Cabral a été le fondateur et dirigeant du mouvement de libération de la Guinée-Bissau et du Cap-Vert, le Parti Africain pour l’Indépendance de la Guinée et du Cap-Vert (PAIGC). C’était un révolutionnaire, un humaniste, un poète, un stratège militaire et un écrivain prolifique sur la théorie révolutionnaire, la culture et la libération. Les luttes qu’il a menées contre le colonialisme portugais ont contribué non seulement à l’effondrement de l’empire africain du Portugal, mais aussi à la chute de la dictature fasciste au Portugal et à la révolution portugaise de 1974/5, événements dont il ne sera pas témoin: il a été assassiné par certains de ses camarades, avec le soutien de la police secrète portugaise, la PIDE, le 20 janvier 1973.
Au moment de sa mort, les deux tiers de la Guinée se trouvaient en zones libérées, où se constituaient des structures démocratiques populaires qui formeraient la base de la future société: les femmes avaient un rôle de leadership politique et militaire, la monnaie portugaise fut interdite et remplacée par le troc, la production agricole dédiée aux besoins de la population et nombre d’éléments d’une société fondée sur l’humanité, l’égalité et la justice ont commencé à émerger, de façon organique, à travers le débat populaire et la discussion. La résistance culturelle a joué un rôle crucial à la fois dans la défaite des Portugais et dans l’établissement des zones libérées.
Cabral a compris que l’extension et la domination du capitalisme dépend essentiellement de la déshumanisation du sujet colonial. Et au coeur du processus de déshumanisation se trouve la nécessité de détruire, modifier ou refondre la culture du colonisé, car c’est principalement par la culture, “parce que c’est l’histoire », que les colonisés ont cherché à résister à la domination et à affirmer leur humanité.
La culture comme subversion
L’histoire du libéralisme a été l’opposition entre les cultures, ce que Losurdo[1] appelle les espaces sacrés et profanes. La démocratie de l’espace sacré auquel les Lumières donnèrent naissance dans le Nouveau Monde était, écrit Losurdo, une «démocratie Herrenvolk», une démocratie de supériorité de la race blanche qui refusait de permettre aux noirs, aux peuples autochtones ou même aux femmes blanches d’être considérés comme des citoyens. On estimait qu’ils appartenaient à l’espace profane occupé par le moins-qu’humain.
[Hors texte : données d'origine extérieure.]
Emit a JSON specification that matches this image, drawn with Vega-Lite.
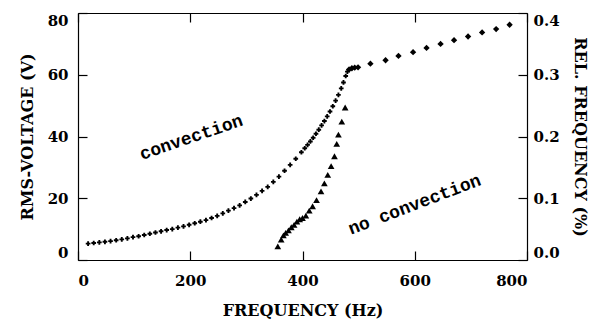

L’idéologie d’une démocratie basée sur la supériorité de la race blanche, se reproduisit alors que le capital colonisait de vastes régions du globe. La victoire de Trump aux États-Unis et la nomination d’un entourage de droite, sinon fasciste, est à bien des égards l’expression du ressentiment croissant et de l’antagonisme de sections importantes de l’Amérique blanche, dû à la perception d’une invasion et d’une souillure de l’espace sacré par les autochtones, les noirs, les “latinos”, les Mexicains, les homosexuels, les lesbiennes, les syndicats, les immigrants et tous ces êtres profanes qui n’appartiennent pas à cet espace. Nous pouvons prédire avec certitude que, sous la présidence de Trump, il y aura de grandes offensives contre les cultures, les organisations et les capacités d’organisation de ceux considérés comme les détritus de la société, pour les abstraire des privilèges de l’espace sacré et les «renvoyer» au domaine des déshumanisés. En même temps, nous pouvons prédire qu’il y aura une résistance généralisée à ces tentatives, et que la culture y jouera un rôle essentiel.
Dans ce contexte, les écrits et les discours de Cabral sur la culture, la libération et la résistance au pouvoir ont des implications importantes pour les luttes à venir non seulement aux États-Unis, mais aussi dans la Grande-Bretagne post-Brexit, et en Europe continentale, où le fascisme relève à nouveau sa tête hideuse dans plusieurs pays. En m’appuyant sur les œuvres de Cabral[2] je peux voir comment le colonialisme a établi et maintenu son pouvoir en tentant d’éradiquer les cultures du sujet colonial et comment la culture comme force libératrice a été fondamentale pour les Africains pour réaffirmer leur humanité, pour inventer ce que signifie être humain et développer une humanité universaliste. J’observe comment les régimes néocoloniaux ont tenté de désarticuler culture et politique, un processus que le néolibéralisme a exacerbé. Mais après quelque 40 ans d’austérité en Afrique (à savoir les «programmes d’ajustements structurels») le mécontentement augmente et les gouvernements perdent de plus en plus de légitimité populaire. Il y a une résurgence des soulèvements et des protestations et une fois de plus la culture revient comme force de mobilisation et d’organisation.